* _Supplied material_
================

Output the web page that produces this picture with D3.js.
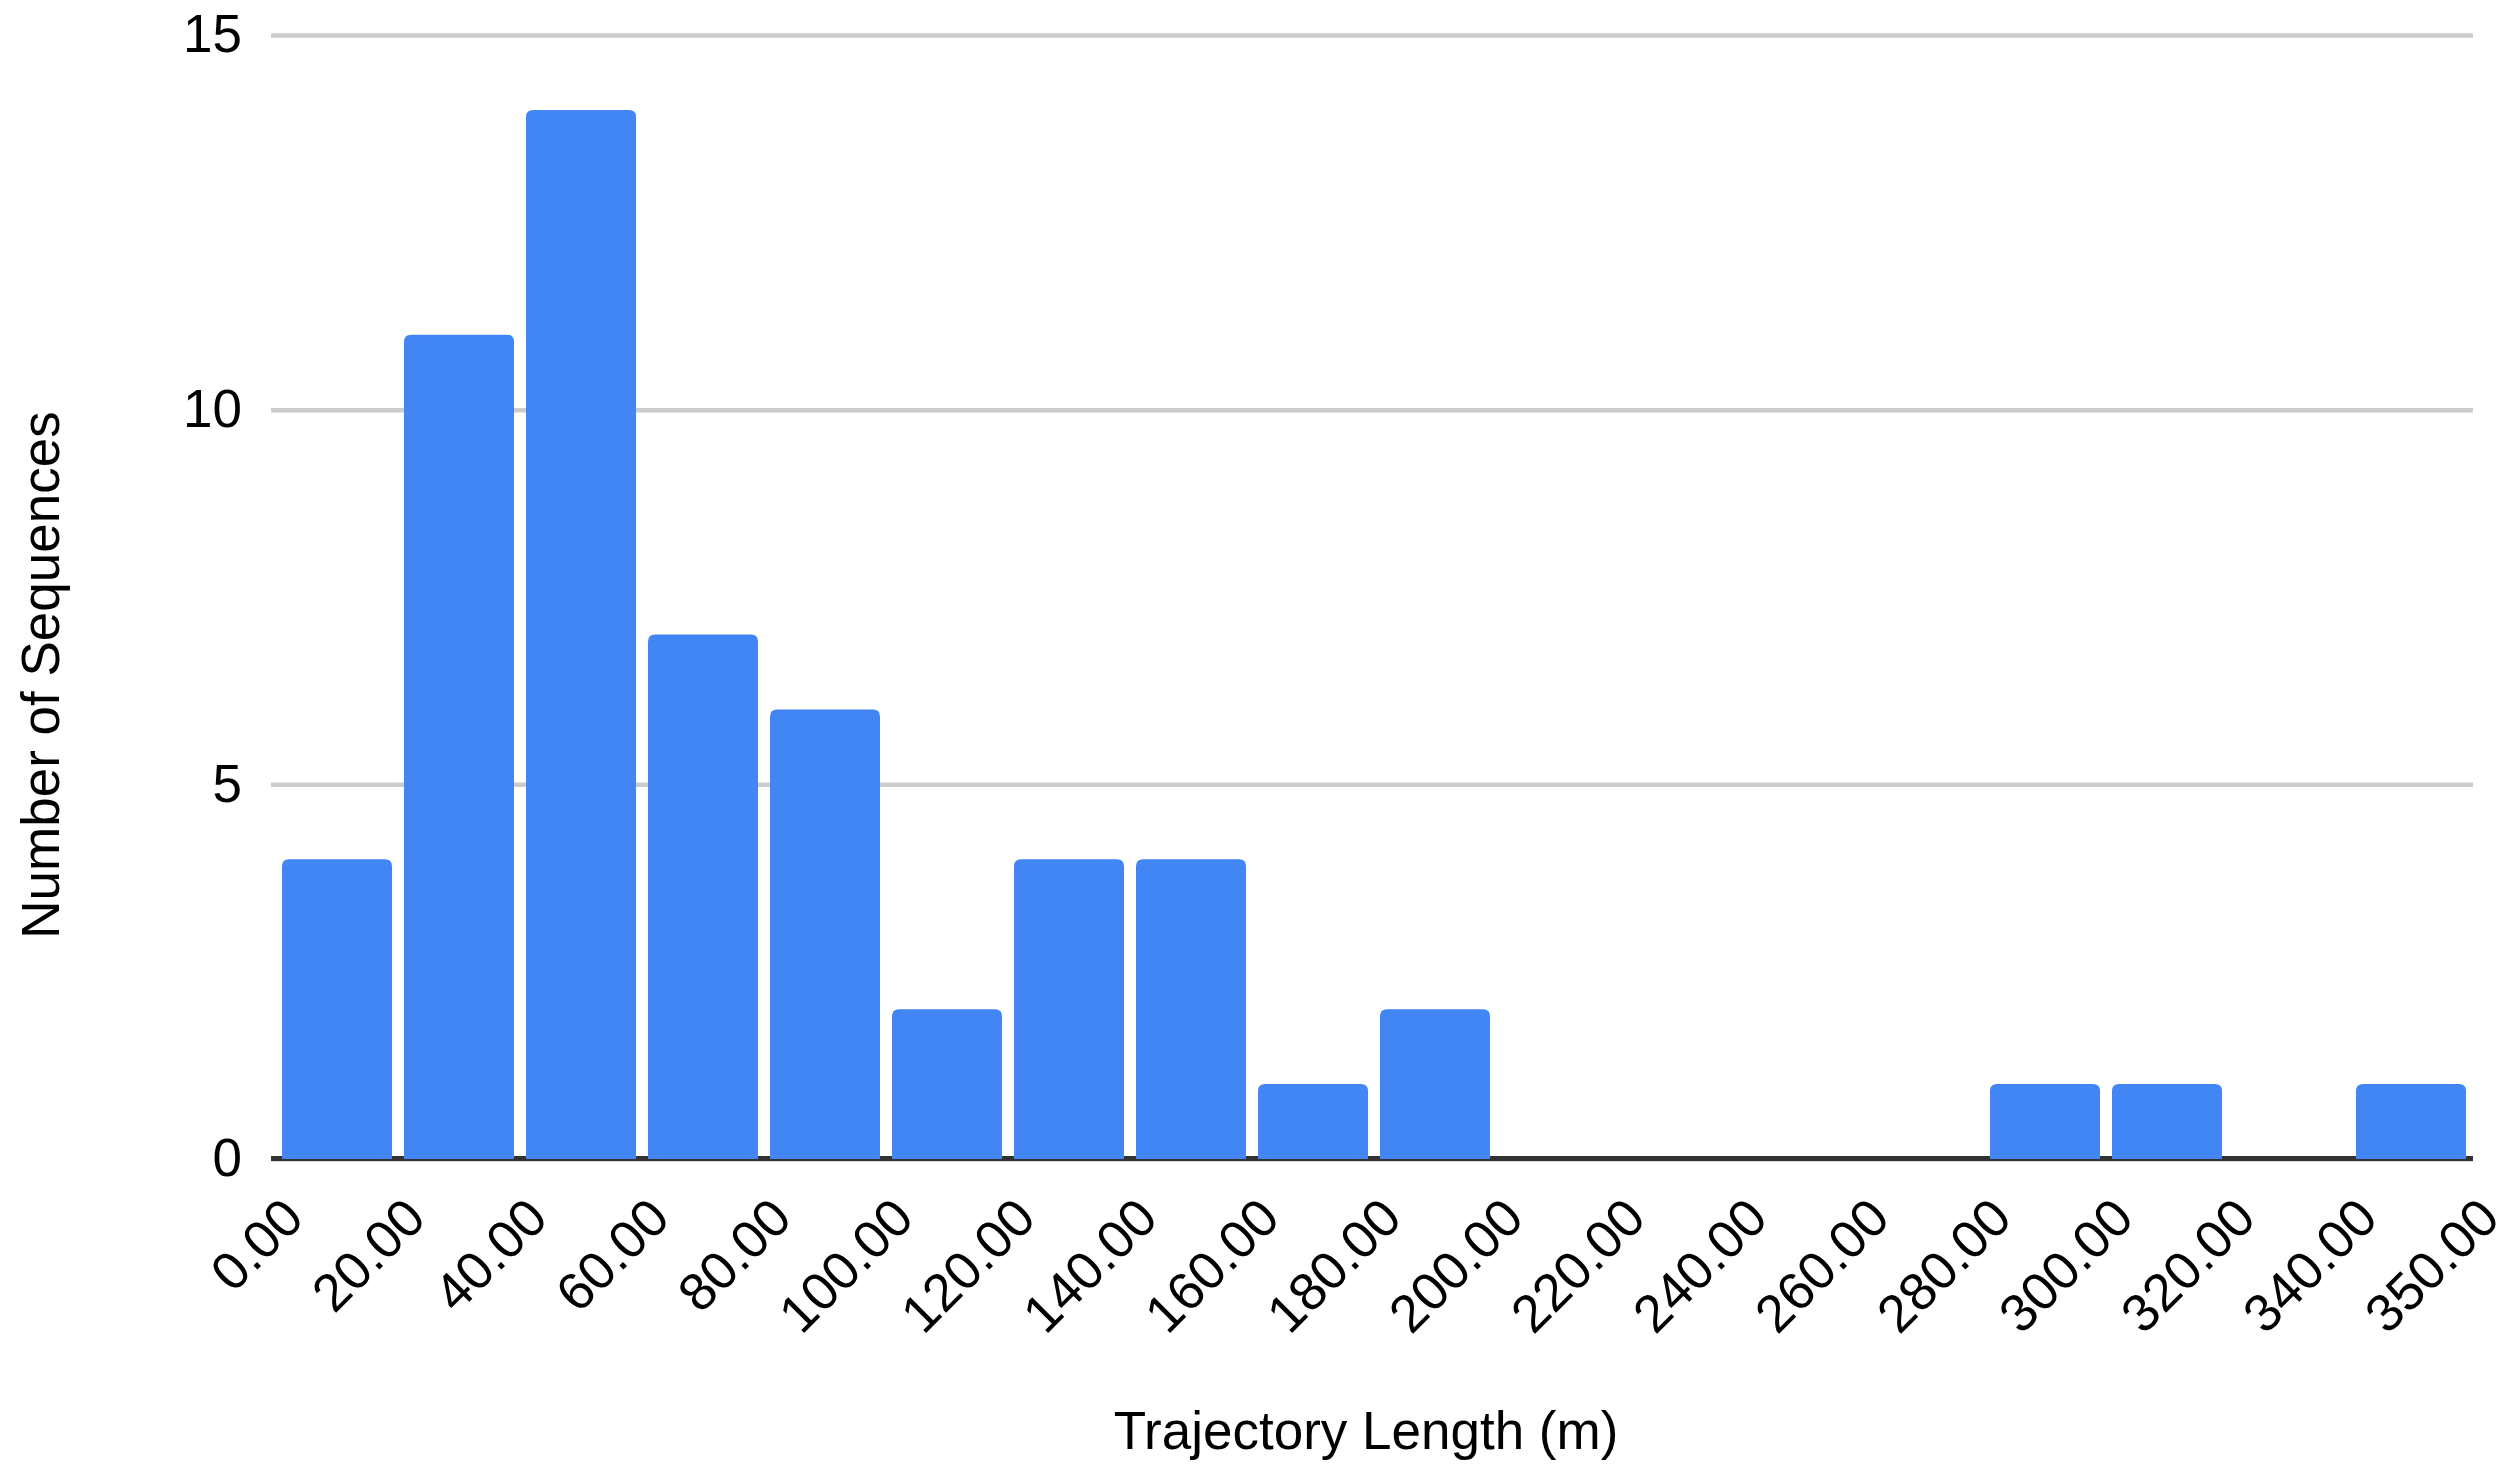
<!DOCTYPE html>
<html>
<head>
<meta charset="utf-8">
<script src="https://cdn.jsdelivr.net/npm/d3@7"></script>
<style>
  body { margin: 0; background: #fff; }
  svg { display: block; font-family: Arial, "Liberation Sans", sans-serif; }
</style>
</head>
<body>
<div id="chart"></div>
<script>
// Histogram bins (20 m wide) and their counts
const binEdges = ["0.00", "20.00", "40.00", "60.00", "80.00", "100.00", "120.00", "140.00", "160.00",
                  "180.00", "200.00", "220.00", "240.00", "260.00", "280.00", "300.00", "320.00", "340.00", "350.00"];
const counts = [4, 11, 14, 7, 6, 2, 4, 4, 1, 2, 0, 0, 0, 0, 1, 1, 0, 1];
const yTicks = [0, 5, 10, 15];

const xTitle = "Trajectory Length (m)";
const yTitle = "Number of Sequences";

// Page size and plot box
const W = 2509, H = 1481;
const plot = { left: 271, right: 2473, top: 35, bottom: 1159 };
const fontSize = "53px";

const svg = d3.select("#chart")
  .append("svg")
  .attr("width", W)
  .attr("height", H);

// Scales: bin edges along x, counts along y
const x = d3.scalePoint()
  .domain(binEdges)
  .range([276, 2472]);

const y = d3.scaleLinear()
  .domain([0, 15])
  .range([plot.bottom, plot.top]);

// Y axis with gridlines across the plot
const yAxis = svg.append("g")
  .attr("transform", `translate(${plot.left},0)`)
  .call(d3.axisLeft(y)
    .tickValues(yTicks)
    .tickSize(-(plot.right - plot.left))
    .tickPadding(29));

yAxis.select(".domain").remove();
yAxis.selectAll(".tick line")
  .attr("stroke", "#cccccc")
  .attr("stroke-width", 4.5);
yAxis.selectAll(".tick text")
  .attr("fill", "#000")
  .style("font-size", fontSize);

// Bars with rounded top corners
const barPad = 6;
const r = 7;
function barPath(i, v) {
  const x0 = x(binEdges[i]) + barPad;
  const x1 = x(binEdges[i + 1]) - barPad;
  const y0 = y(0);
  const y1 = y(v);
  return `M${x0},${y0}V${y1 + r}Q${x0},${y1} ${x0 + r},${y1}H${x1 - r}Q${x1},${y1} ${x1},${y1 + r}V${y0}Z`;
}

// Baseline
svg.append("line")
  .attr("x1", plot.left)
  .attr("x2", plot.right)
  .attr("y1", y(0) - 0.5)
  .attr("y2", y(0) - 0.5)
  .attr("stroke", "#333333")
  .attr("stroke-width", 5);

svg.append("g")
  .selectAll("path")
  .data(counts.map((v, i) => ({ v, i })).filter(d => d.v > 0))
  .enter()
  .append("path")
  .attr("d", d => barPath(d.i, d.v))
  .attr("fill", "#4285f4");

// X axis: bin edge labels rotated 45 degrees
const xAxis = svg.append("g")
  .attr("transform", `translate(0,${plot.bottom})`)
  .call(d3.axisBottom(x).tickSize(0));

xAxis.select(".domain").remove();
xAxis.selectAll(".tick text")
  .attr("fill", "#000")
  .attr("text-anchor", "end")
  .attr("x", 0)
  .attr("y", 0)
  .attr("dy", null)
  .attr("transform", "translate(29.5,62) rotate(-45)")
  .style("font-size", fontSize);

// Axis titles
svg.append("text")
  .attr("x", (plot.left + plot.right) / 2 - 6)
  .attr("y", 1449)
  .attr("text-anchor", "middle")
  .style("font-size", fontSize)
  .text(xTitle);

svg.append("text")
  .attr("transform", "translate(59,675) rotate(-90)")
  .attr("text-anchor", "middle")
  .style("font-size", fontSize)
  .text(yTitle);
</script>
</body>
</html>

================

* _What the task requires_
Copy the material exactly. Do not include the pictures.

* _Response below_
Output the web page that produces this picture with D3.js.
<!DOCTYPE html>
<html>
<head>
<meta charset="utf-8">
<script src="https://cdn.jsdelivr.net/npm/d3@7"></script>
<style>
  body { margin: 0; background: #fff; }
  svg { display: block; font-family: Arial, "Liberation Sans", sans-serif; }
</style>
</head>
<body>
<div id="chart"></div>
<script>
// Histogram bins (20 m wide) and their counts
const binEdges = ["0.00", "20.00", "40.00", "60.00", "80.00", "100.00", "120.00", "140.00", "160.00",
                  "180.00", "200.00", "220.00", "240.00", "260.00", "280.00", "300.00", "320.00", "340.00", "350.00"];
const counts = [4, 11, 14, 7, 6, 2, 4, 4, 1, 2, 0, 0, 0, 0, 1, 1, 0, 1];
const yTicks = [0, 5, 10, 15];

const xTitle = "Trajectory Length (m)";
const yTitle = "Number of Sequences";

// Page size and plot box
const W = 2509, H = 1481;
const plot = { left: 271, right: 2473, top: 35, bottom: 1159 };
const fontSize = "53px";

const svg = d3.select("#chart")
  .append("svg")
  .attr("width", W)
  .attr("height", H);

// Scales: bin edges along x, counts along y
const x = d3.scalePoint()
  .domain(binEdges)
  .range([276, 2472]);

const y = d3.scaleLinear()
  .domain([0, 15])
  .range([plot.bottom, plot.top]);

// Y axis with gridlines across the plot
const yAxis = svg.append("g")
  .attr("transform", `translate(${plot.left},0)`)
  .call(d3.axisLeft(y)
    .tickValues(yTicks)
    .tickSize(-(plot.right - plot.left))
    .tickPadding(29));

yAxis.select(".domain").remove();
yAxis.selectAll(".tick line")
  .attr("stroke", "#cccccc")
  .attr("stroke-width", 4.5);
yAxis.selectAll(".tick text")
  .attr("fill", "#000")
  .style("font-size", fontSize);

// Bars with rounded top corners
const barPad = 6;
const r = 7;
function barPath(i, v) {
  const x0 = x(binEdges[i]) + barPad;
  const x1 = x(binEdges[i + 1]) - barPad;
  const y0 = y(0);
  const y1 = y(v);
  return `M${x0},${y0}V${y1 + r}Q${x0},${y1} ${x0 + r},${y1}H${x1 - r}Q${x1},${y1} ${x1},${y1 + r}V${y0}Z`;
}

// Baseline
svg.append("line")
  .attr("x1", plot.left)
  .attr("x2", plot.right)
  .attr("y1", y(0) - 0.5)
  .attr("y2", y(0) - 0.5)
  .attr("stroke", "#333333")
  .attr("stroke-width", 5);

svg.append("g")
  .selectAll("path")
  .data(counts.map((v, i) => ({ v, i })).filter(d => d.v > 0))
  .enter()
  .append("path")
  .attr("d", d => barPath(d.i, d.v))
  .attr("fill", "#4285f4");

// X axis: bin edge labels rotated 45 degrees
const xAxis = svg.append("g")
  .attr("transform", `translate(0,${plot.bottom})`)
  .call(d3.axisBottom(x).tickSize(0));

xAxis.select(".domain").remove();
xAxis.selectAll(".tick text")
  .attr("fill", "#000")
  .attr("text-anchor", "end")
  .attr("x", 0)
  .attr("y", 0)
  .attr("dy", null)
  .attr("transform", "translate(29.5,62) rotate(-45)")
  .style("font-size", fontSize);

// Axis titles
svg.append("text")
  .attr("x", (plot.left + plot.right) / 2 - 6)
  .attr("y", 1449)
  .attr("text-anchor", "middle")
  .style("font-size", fontSize)
  .text(xTitle);

svg.append("text")
  .attr("transform", "translate(59,675) rotate(-90)")
  .attr("text-anchor", "middle")
  .style("font-size", fontSize)
  .text(yTitle);
</script>
</body>
</html>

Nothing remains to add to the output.